• PROVIDED DATA
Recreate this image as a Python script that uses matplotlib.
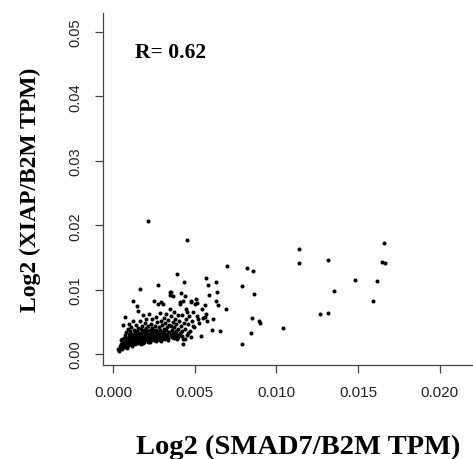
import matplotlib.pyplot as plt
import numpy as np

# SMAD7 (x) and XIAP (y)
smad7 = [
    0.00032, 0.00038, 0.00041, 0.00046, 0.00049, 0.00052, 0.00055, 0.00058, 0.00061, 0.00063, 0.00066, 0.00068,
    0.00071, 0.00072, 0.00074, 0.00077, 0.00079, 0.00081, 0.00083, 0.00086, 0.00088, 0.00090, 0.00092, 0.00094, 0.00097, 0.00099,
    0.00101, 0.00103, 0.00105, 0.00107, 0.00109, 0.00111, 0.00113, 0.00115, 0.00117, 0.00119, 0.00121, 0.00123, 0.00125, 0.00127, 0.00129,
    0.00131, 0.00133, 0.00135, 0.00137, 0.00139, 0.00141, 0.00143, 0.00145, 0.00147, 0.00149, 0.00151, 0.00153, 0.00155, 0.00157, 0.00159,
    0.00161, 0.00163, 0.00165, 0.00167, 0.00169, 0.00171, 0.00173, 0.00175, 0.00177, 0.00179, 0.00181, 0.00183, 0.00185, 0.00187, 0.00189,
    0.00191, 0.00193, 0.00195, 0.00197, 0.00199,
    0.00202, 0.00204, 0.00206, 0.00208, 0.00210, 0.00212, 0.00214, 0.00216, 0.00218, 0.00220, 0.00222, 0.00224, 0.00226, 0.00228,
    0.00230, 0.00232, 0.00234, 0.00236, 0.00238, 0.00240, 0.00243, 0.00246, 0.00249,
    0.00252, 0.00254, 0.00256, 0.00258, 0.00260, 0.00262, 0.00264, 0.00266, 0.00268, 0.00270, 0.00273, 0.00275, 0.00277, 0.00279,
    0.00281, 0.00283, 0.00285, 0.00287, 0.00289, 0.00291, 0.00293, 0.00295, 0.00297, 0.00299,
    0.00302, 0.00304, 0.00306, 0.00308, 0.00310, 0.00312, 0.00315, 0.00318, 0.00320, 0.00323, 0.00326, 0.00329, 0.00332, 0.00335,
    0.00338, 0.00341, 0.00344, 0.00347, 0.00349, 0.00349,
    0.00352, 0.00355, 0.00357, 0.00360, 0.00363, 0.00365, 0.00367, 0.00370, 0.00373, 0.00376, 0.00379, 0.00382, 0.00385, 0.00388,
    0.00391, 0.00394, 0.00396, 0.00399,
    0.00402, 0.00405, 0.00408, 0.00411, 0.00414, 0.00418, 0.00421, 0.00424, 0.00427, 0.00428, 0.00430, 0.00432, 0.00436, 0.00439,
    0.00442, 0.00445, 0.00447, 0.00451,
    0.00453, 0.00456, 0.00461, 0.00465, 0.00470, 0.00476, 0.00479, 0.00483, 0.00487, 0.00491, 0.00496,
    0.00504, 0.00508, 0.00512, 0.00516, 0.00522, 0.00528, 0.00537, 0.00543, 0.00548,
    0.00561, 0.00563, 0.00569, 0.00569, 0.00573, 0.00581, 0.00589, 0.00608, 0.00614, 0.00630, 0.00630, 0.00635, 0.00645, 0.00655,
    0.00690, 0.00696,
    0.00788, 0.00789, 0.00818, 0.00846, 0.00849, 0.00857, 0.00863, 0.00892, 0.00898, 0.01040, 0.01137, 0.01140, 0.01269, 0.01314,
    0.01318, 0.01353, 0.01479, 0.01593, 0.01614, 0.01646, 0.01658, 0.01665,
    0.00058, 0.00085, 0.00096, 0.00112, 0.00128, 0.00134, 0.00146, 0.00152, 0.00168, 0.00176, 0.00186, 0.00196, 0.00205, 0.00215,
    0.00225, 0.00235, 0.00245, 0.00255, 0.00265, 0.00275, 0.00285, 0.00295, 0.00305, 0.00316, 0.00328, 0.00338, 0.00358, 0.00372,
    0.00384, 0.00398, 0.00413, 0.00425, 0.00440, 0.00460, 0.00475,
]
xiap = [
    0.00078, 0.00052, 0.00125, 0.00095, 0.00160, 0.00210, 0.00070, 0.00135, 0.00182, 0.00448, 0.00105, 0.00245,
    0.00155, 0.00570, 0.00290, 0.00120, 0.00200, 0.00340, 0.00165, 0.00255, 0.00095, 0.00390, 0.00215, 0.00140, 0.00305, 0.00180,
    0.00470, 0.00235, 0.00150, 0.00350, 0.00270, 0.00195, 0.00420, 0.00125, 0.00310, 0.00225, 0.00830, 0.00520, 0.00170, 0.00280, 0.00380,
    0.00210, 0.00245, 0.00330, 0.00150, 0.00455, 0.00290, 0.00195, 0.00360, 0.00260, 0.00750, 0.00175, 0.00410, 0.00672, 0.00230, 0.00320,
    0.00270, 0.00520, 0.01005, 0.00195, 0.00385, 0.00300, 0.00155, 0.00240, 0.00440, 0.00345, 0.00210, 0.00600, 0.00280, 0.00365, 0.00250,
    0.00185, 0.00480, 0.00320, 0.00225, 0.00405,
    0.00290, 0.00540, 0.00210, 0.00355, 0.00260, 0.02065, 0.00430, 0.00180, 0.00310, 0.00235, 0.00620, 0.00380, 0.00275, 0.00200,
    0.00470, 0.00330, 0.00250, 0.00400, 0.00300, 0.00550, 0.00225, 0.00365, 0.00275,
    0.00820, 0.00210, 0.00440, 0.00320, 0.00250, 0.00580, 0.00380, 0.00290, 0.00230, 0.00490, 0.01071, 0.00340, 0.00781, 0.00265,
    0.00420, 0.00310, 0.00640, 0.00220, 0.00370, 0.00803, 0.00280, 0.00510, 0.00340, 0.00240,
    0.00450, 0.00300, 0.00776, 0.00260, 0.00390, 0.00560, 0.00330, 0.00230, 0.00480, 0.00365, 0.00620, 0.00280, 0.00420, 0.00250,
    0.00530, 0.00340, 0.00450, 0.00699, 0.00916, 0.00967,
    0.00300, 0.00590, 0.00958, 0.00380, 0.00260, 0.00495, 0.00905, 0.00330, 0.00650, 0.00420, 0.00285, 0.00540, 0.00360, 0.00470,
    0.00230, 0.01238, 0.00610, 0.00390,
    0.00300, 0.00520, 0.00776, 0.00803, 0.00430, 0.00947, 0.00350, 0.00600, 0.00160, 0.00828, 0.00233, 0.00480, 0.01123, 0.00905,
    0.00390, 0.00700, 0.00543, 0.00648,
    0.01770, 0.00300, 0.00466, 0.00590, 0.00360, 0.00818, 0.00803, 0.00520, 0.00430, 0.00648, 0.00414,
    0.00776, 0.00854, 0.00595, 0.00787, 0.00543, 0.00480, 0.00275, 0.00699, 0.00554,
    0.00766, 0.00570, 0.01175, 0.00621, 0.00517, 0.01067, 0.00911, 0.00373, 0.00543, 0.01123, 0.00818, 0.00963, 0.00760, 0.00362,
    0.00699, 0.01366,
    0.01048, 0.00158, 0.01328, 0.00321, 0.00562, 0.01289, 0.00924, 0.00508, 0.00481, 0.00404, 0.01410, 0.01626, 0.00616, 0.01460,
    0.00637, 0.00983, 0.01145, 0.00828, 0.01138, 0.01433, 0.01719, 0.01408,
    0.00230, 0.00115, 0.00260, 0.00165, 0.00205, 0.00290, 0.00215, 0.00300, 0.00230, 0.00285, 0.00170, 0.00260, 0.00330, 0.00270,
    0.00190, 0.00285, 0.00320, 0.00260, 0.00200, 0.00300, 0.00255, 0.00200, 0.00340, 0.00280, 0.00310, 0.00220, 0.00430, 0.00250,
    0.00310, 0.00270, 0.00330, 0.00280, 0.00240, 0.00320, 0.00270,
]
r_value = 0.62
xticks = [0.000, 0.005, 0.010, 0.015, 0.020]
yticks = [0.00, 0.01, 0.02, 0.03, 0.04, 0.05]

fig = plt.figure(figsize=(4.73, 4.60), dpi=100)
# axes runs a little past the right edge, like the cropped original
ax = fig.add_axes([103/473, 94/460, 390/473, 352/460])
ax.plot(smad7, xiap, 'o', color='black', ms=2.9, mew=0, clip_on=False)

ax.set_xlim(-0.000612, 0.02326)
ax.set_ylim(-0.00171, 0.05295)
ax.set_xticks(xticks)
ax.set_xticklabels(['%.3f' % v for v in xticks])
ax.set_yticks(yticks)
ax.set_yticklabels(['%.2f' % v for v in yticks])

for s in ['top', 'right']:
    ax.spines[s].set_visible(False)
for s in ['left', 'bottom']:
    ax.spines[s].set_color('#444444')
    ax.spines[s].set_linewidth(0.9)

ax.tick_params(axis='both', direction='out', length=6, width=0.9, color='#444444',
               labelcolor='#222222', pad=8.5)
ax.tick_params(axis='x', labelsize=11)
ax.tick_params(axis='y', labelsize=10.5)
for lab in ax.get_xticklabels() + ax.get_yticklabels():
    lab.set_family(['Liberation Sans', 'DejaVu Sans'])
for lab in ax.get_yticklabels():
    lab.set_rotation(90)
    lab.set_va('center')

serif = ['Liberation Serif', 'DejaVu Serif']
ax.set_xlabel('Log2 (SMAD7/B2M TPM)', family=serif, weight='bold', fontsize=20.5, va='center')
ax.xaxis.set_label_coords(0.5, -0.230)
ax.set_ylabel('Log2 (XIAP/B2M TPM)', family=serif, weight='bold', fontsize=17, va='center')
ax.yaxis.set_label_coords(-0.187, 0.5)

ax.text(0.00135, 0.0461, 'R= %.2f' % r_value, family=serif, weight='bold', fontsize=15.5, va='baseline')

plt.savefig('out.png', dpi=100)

• TASK REQUIREMENTS
Restate the material word for word from its first line through the line containing "import numpy as np", both included; the pictures do not belong in it.

• CORRECT ANSWER
Recreate this image as a Python script that uses matplotlib.
import matplotlib.pyplot as plt
import numpy as np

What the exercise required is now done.